When my book 'Lantern Clocks' was published in August 2008 I included for the first time in print anywhere a list of every known maker of lantern clocks and any biographical details known about each. I had compiled these details over more than forty years of obsessive record keeping, the list of names being culled from all available horological literature, all available auction catalogues, my own first-hand experiences as a dealer and details sent me by helpful correspondents. And of course the list included names recorded by previous researchers, some of whom, such as Baillie and Britten, had documented such things as much as a century ago. There were in all about 1,000 clockmakers who were known to have made lantern clocks. We all know that such lists are never complete, as new ones are bound to come to light later. But I could not have imagined just how many have come to light later - one or two every week since the book went to press, some of the 'new' makers being totally unrecorded other than by the recent discovery of a single clock. This is surprising enough, even to someone like me, who has been recording clockmakers for donkeys' years.
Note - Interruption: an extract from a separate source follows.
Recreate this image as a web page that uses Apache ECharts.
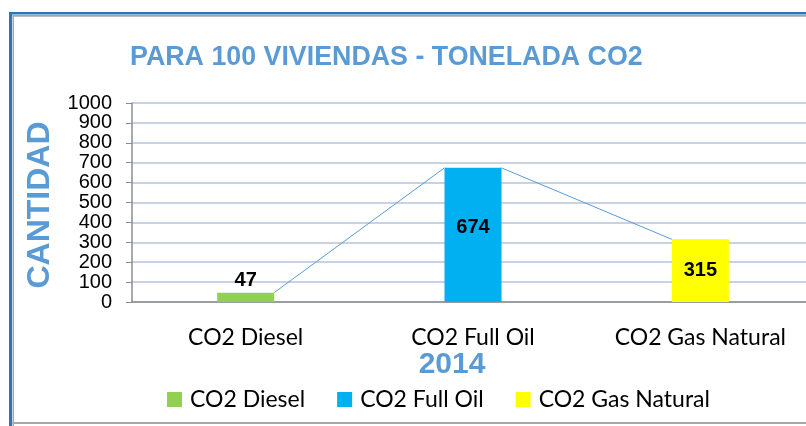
<!DOCTYPE html>
<html>
<head>
<meta charset="utf-8">
<script src="https://cdn.jsdelivr.net/npm/echarts@6/dist/echarts.min.js"></script>
<style>
  html, body { margin: 0; padding: 0; background: #fff; overflow: hidden; }
  /* the chart frame runs past the right edge of the window */
  #chart { width: 814px; height: 426px; }
</style>
</head>
<body>
<div id="chart"></div>
<script>
// Emissions for 100 dwellings, tonnes of CO2 (2014)
const categories = ['CO2 Diesel', 'CO2 Full Oil', 'CO2 Gas Natural'];
const seriesNames = ['CO2 Diesel', 'CO2 Full Oil', 'CO2 Gas Natural'];
const values = [47, 674, 315];
const colors = ['#92D050', '#00B0F0', '#FFFF00'];
const yTicks = { min: 0, max: 1000, interval: 100 };

const BAR_W = 57;
const LABEL_FONT = 'Lato, "Open Sans", sans-serif';

// one stacked series per fuel, each holding a value only in its own category
const barSeries = seriesNames.map((name, i) => ({
  name: name,
  type: 'bar',
  stack: 'total',
  barWidth: BAR_W,
  itemStyle: { color: colors[i] },
  data: categories.map((c, j) => (j === i ? values[i] : '-')),
  label: {
    show: true,
    position: i === 0 ? 'top' : 'inside',
    offset: i === 1 ? [0, -7] : [0, 0],
    distance: 2,
    color: '#000',
    fontFamily: '"Liberation Sans", Arial, sans-serif',
    fontWeight: 'bold',
    fontSize: 20
  }
}));

// series lines joining the top edges of consecutive columns
const seriesLines = {
  type: 'custom',
  silent: true,
  z: 5,
  data: values.map((v, i) => [i, v]),
  renderItem: function (params, api) {
    const i = params.dataIndex;
    if (i >= values.length - 1) return null;
    const a = api.coord([i, values[i]]);
    const b = api.coord([i + 1, values[i + 1]]);
    const hw = BAR_W / 2;
    return {
      type: 'line',
      shape: { x1: a[0] + hw, y1: a[1], x2: b[0] - hw, y2: b[1] },
      style: { stroke: '#5B9BD5', lineWidth: 1 }
    };
  }
};

const chart = echarts.init(document.getElementById('chart'), null, { renderer: 'canvas' });
chart.setOption({
  animation: false,
  backgroundColor: '#fff',
  title: [
    {
      text: 'PARA 100 VIVIENDAS - TONELADA CO2',
      left: 125,
      top: 39,
      textStyle: {
        fontFamily: '"Liberation Sans", Arial, sans-serif',
        fontWeight: 'bold',
        fontSize: 26.8,
        color: '#5B9BD5'
      }
    },
    {
      text: '2014',
      left: 447,
      top: 345,
      textAlign: 'center',
      textStyle: {
        fontFamily: '"Liberation Sans", Arial, sans-serif',
        fontWeight: 'bold',
        fontSize: 30,
        color: '#5B9BD5'
      }
    }
  ],
  graphic: [
    { type: 'rect', shape: { x: 9, y: 12, width: 3, height: 414 }, style: { fill: '#2E75B6' } },
    { type: 'rect', shape: { x: 9, y: 12, width: 805, height: 2.5 }, style: { fill: '#2E75B6' } },
    { type: 'rect', shape: { x: 12.5, y: 15, width: 1.5, height: 411 }, style: { fill: '#A6A6A6' } },
    { type: 'rect', shape: { x: 12.5, y: 15, width: 802, height: 1.8 }, style: { fill: '#A6A6A6' } },
    { type: 'rect', shape: { x: 12.5, y: 422, width: 802, height: 2 }, style: { fill: '#A6A6A6' } },
    {
      type: 'text',
      x: 40,
      y: 205,
      rotation: Math.PI / 2,
      style: {
        text: 'CANTIDAD',
        fontFamily: '"Liberation Sans", Arial, sans-serif',
        fontWeight: 'bold',
        fontSize: 32,
        fill: '#5B9BD5',
        align: 'center',
        verticalAlign: 'middle'
      }
    }
  ],
  legend: {
    data: seriesNames,
    left: 162,
    top: 383,
    icon: 'rect',
    itemWidth: 15,
    itemHeight: 15,
    itemGap: 32,
    textStyle: { fontFamily: LABEL_FONT, fontSize: 23, color: '#000', padding: [0, 0, 0, 3] }
  },
  grid: { left: 132, top: 103, width: 682, height: 199, containLabel: false },
  xAxis: {
    type: 'category',
    data: categories,
    axisLine: { lineStyle: { color: '#8C8C8C', width: 1.5 } },
    axisTick: { show: false },
    axisLabel: { fontFamily: LABEL_FONT, fontSize: 23, color: '#000', margin: 24 }
  },
  yAxis: {
    type: 'value',
    min: yTicks.min,
    max: yTicks.max,
    interval: yTicks.interval,
    axisLine: { show: true, lineStyle: { color: '#8C8C8C', width: 1.5 } },
    axisTick: { show: true, length: 6, lineStyle: { color: '#8C8C8C' } },
    splitLine: { lineStyle: { color: '#B4C3DC', width: 1.5 } },
    axisLabel: {
      fontFamily: '"Liberation Sans", Arial, sans-serif',
      fontSize: 20,
      color: '#000',
      margin: 20,
      formatter: (v) => String(v)
    }
  },
  series: barSeries.concat([seriesLines])
});
</script>
</body>
</html>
But for a lantern clock to come to light by each of two such unrecorded makers, William Reeve and Edward Hodges, who both worked at the same backwater town as Spalding in Lincolnshire must have been in the 1680s, and who both worked there at the same time as each other I find absolutely astonishing. What could have drawn two such clockmakers to this place at the same time I cannot imagine. But for these two clockmakers both to be discovered within the past two years, working at the same place and at the same time, after over a hundred years of such records being compiled ...... well, it just proves how little we actually know about the history of clockmaking and how extraordinary discoveries can still be made today by anyone who troubles to look. And the chances of discovering something new are just as great for a beginner as the most hard-bitten expert.